The girl went to Providence College with Lettiero. "As soon as she got there, she started having boyfriends. She dated guys all four years," Lettiero says.
Lettiero says the group's antics seemed weird to her and her friends at the time. "We were so boy-crazy. But I would hope we're more accepting now."
Romantic changeability between females is hardly a new thing in this country. Nineteenth-century women workers who lived together in the settlement houses of New York City wrote as passionately about their friendships with other women as they did about the poor whose lives they changed -- before they moved out and got married to men. First lady Eleanor Roosevelt, a powerful woman in the 20th century, enjoyed a close, 30-year relationship with Associated Press reporter Lorena Hickok.

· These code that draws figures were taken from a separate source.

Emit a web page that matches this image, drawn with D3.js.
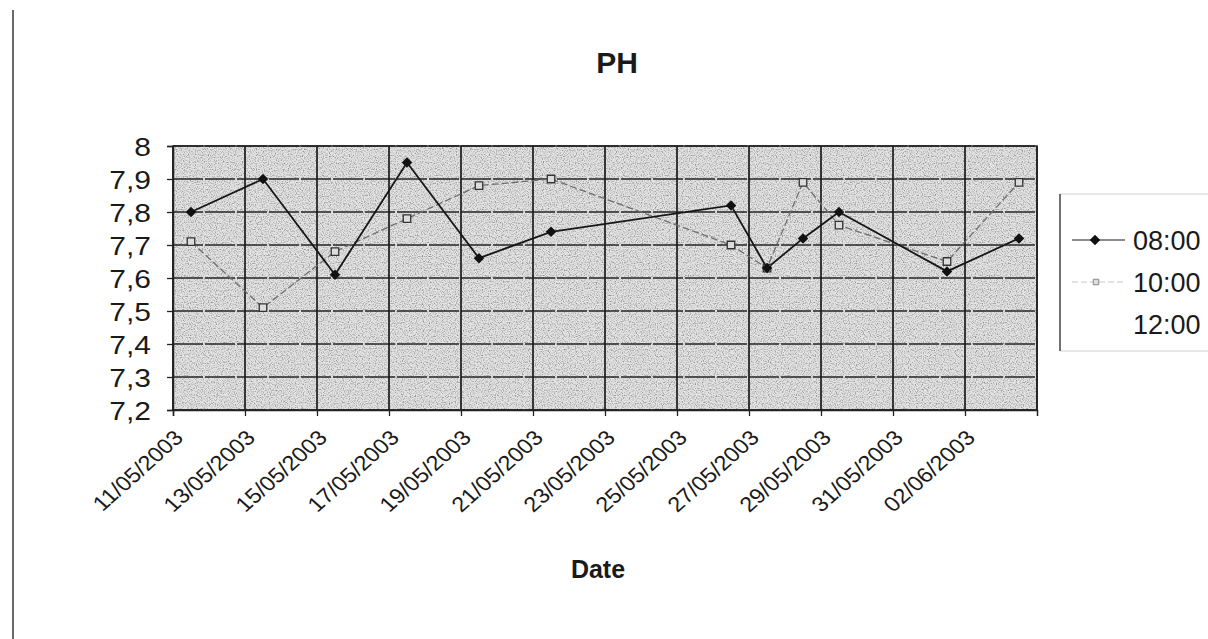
<!DOCTYPE html>
<html>
<head>
<meta charset="utf-8">
<script src="https://cdn.jsdelivr.net/npm/d3@7"></script>
<style>
  body { margin: 0; background: #ffffff; }
  svg { display: block; }
  text { font-family: "Liberation Sans", Arial, sans-serif; fill: #1a1a1a; }
</style>
</head>
<body>
<svg id="chart" width="1208" height="639"></svg>
<script>
// ---------------- data ----------------
const chartTitle = "PH";
const xAxisTitle = "Date";
const seriesNames = ["08:00", "10:00", "12:00"];
const sampleDates = ["11/05/2003", "13/05/2003", "15/05/2003", "17/05/2003", "19/05/2003", "21/05/2003",
                     "26/05/2003", "27/05/2003", "28/05/2003", "29/05/2003", "01/06/2003", "03/06/2003"];
const ph0800 = [7.80, 7.90, 7.61, 7.95, 7.66, 7.74, 7.82, 7.63, 7.72, 7.80, 7.62, 7.72];
const ph1000 = [7.71, 7.51, 7.68, 7.78, 7.88, 7.90, 7.70, 7.63, 7.89, 7.76, 7.65, 7.89];
const xTickLabels = ["11/05/2003", "13/05/2003", "15/05/2003", "17/05/2003", "19/05/2003", "21/05/2003",
                     "23/05/2003", "25/05/2003", "27/05/2003", "29/05/2003", "31/05/2003", "02/06/2003"];
const xDomainLabels = ["11/05/2003", "04/06/2003"];
const yTicks = [7.2, 7.3, 7.4, 7.5, 7.6, 7.7, 7.8, 7.9, 8];

// ---------------- layout ----------------
const plot = { left: 173, right: 1037, top: 146, bottom: 410 };
const parse = d3.utcParse("%d/%m/%Y");
const fmtDate = d3.utcFormat("%d/%m/%Y");

const x = d3.scaleUtc()
  .domain(xDomainLabels.map(parse))
  .range([plot.left, plot.right]);
const y = d3.scaleLinear()
  .domain([7.2, 8])
  .range([plot.bottom, plot.top]);

const svg = d3.select("#chart");

// noise filter for the scanned grey plot area
const defs = svg.append("defs");
const f = defs.append("filter").attr("id", "speckle")
  .attr("x", 0).attr("y", 0).attr("width", 1).attr("height", 1);
f.append("feTurbulence").attr("type", "fractalNoise").attr("baseFrequency", 0.85)
  .attr("numOctaves", 1).attr("seed", 7).attr("result", "n");
f.append("feColorMatrix").attr("in", "n").attr("type", "matrix")
  .attr("values", "0 0 0 0 0.3  0 0 0 0 0.3  0 0 0 0 0.3  3.2 0 0 0 -1.4")
  .attr("result", "specks");
f.append("feFlood").attr("flood-color", "#e4e4e4").attr("result", "bg");
f.append("feMerge").call(m => {
  m.append("feMergeNode").attr("in", "bg");
  m.append("feMergeNode").attr("in", "specks");
});

// page-level left border of the scanned chart area
svg.append("line")
  .attr("x1", 13).attr("x2", 13).attr("y1", 10).attr("y2", 639)
  .attr("stroke", "#444").attr("stroke-width", 1.6);

// plot background
svg.append("rect")
  .attr("x", plot.left).attr("y", plot.top)
  .attr("width", plot.right - plot.left).attr("height", plot.bottom - plot.top)
  .attr("fill", "#d6d6d6")
  .attr("filter", "url(#speckle)");

// gridlines
const tickDates = xTickLabels.map(parse);
svg.append("g").selectAll("line").data(yTicks).join("line")
  .attr("x1", plot.left).attr("x2", plot.right)
  .attr("y1", d => y(d)).attr("y2", d => y(d))
  .attr("stroke", "#262626").attr("stroke-width", 1.5)
  .attr("stroke-dasharray", "30,2");
svg.append("g").selectAll("line").data(tickDates.concat([parse(xDomainLabels[1])])).join("line")
  .attr("x1", d => x(d)).attr("x2", d => x(d))
  .attr("y1", plot.top).attr("y2", plot.bottom)
  .attr("stroke", "#1c1c1c").attr("stroke-width", 1.7);

// plot border
svg.append("rect")
  .attr("x", plot.left).attr("y", plot.top)
  .attr("width", plot.right - plot.left).attr("height", plot.bottom - plot.top)
  .attr("fill", "none").attr("stroke", "#222").attr("stroke-width", 1.5);

// y axis
const yFmt = d => String(d).replace(".", ",");
const gy = svg.append("g").attr("transform", `translate(${plot.left},0)`)
  .call(d3.axisLeft(y).tickValues(yTicks).tickSize(6).tickFormat(yFmt));
gy.select(".domain").attr("stroke", "#222").attr("stroke-width", 1.5);
gy.selectAll(".tick line").attr("stroke", "#222").attr("stroke-width", 1.3);
gy.selectAll(".tick text")
  .attr("x", 0).attr("dy", "0.36em")
  .attr("text-anchor", "end")
  .attr("transform", "translate(-22,0) scale(1.2,1)")
  .style("font-size", "25px").style("fill", "#1a1a1a");

// x axis
const gx = svg.append("g").attr("transform", `translate(0,${plot.bottom})`)
  .call(d3.axisBottom(x).tickValues(tickDates).tickSize(6).tickFormat(fmtDate));
gx.select(".domain").attr("stroke", "#222").attr("stroke-width", 1.5);
gx.selectAll(".tick line").attr("stroke", "#222").attr("stroke-width", 1.3);
gx.selectAll(".tick text")
  .attr("x", 0).attr("y", 0).attr("dy", 0)
  .attr("text-anchor", "end")
  .attr("transform", "translate(11,29) scale(1.12,1) rotate(-45)")
  .style("font-size", "21px").style("fill", "#1a1a1a");

// series
const halfDay = d => d3.utcHour.offset(parse(d), 12);
const pts0800 = sampleDates.map((d, i) => ({ x: x(halfDay(d)), y: y(ph0800[i]) }));
const pts1000 = sampleDates.map((d, i) => ({ x: x(halfDay(d)), y: y(ph1000[i]) }));
const line = d3.line().x(d => d.x).y(d => d.y);

svg.append("path").datum(pts1000).attr("d", line)
  .attr("fill", "none").attr("stroke", "#6e6e6e").attr("stroke-width", 1.3)
  .attr("stroke-dasharray", "7,3");
svg.append("path").datum(pts0800).attr("d", line)
  .attr("fill", "none").attr("stroke", "#161616").attr("stroke-width", 1.8);

const diamond = d3.symbol().type(d3.symbolDiamond2).size(70);
const square = d3.symbol().type(d3.symbolSquare).size(56);

svg.append("g").selectAll("path").data(pts1000).join("path")
  .attr("transform", d => `translate(${d.x},${d.y})`)
  .attr("d", square)
  .attr("fill", "#dcdcdc").attr("stroke", "#333").attr("stroke-width", 1.3);
svg.append("g").selectAll("path").data(pts0800).join("path")
  .attr("transform", d => `translate(${d.x},${d.y})`)
  .attr("d", diamond)
  .attr("fill", "#111");

// titles
svg.append("text").attr("x", 617).attr("y", 73).attr("text-anchor", "middle")
  .style("font-size", "30px").style("font-weight", "bold").text(chartTitle);
svg.append("text").attr("x", 598).attr("y", 578).attr("text-anchor", "middle")
  .style("font-size", "25px").style("font-weight", "bold").text(xAxisTitle);

// legend
const lg = svg.append("g");
lg.append("rect").attr("x", 1060).attr("y", 194).attr("width", 170).attr("height", 157)
  .attr("fill", "#fff").attr("stroke", "#cfcfcf").attr("stroke-width", 1);
lg.append("line").attr("x1", 1060).attr("x2", 1060).attr("y1", 194).attr("y2", 351)
  .attr("stroke", "#555").attr("stroke-width", 1.6);
const legY = d3.scalePoint().domain(seriesNames).range([240, 324]);
const items = lg.selectAll("g.item").data(seriesNames).join("g")
  .attr("class", "item")
  .attr("transform", d => `translate(0,${legY(d)})`);
items.filter((d, i) => i === 0).append("line")
  .attr("x1", 1072).attr("x2", 1125).attr("stroke", "#666").attr("stroke-width", 1.3);
items.filter((d, i) => i === 0).append("path")
  .attr("transform", "translate(1095,0)").attr("d", diamond).attr("fill", "#111");
items.filter((d, i) => i === 1).append("line")
  .attr("x1", 1072).attr("x2", 1125).attr("stroke", "#c8c8c8").attr("stroke-width", 1.2)
  .attr("stroke-dasharray", "6,3");
items.filter((d, i) => i === 1).append("path")
  .attr("transform", "translate(1096,0)").attr("d", d3.symbol().type(d3.symbolSquare).size(30))
  .attr("fill", "#ddd").attr("stroke", "#888");
items.append("text").attr("x", 1133).attr("dy", "0.36em")
  .style("font-size", "27px").text(d => d);
</script>
</body>
</html>
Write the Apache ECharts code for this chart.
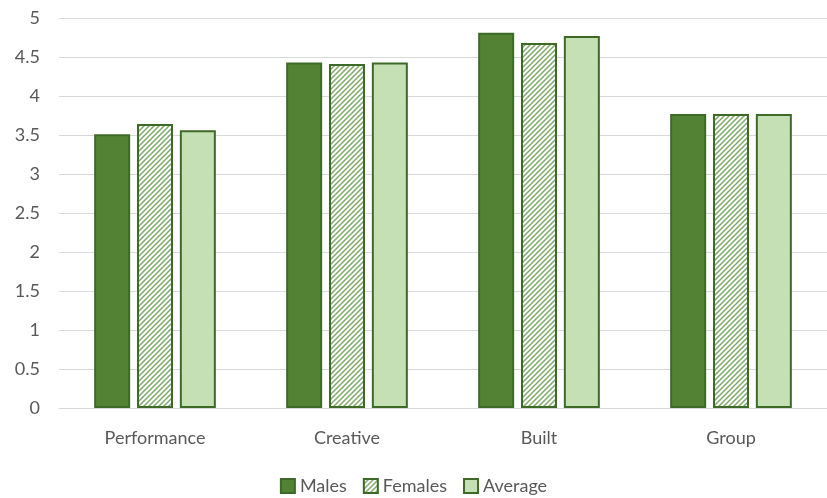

But that was then and this is now, a politically charged, risk-averse time when Americans crave definition in order to contain what they perceive to be chaos. A loose definition of female-female love makes people especially uncomfortable.
It upsets parents who like to fit their children into easily recognizable boxes ("Do you like men or women? Pick one"). Older gay rights activists get nervous about the political consequences, because if young women adopt a homosexual lifestyle assuming it's temporary, couldn't they also choose to abandon it?
"As gays, we have predicated our acceptance by the culture on something we can't change," psychology professor Diamond says. "We say, 'Oh look at us! We can't help it!' That's what the straights want to hear."
Older lesbians who came out in the 1970s can be especially hostile to the idea of flexible sexuality, she notes, accusing the younger women of being "either repressed lesbians or curious heterosexuals who are wasting our time."
It is the older lesbians who are wasting their time, according to Savin-Williams. "Identity labels are over," he says. "This is a cutting-edge issue for all of us."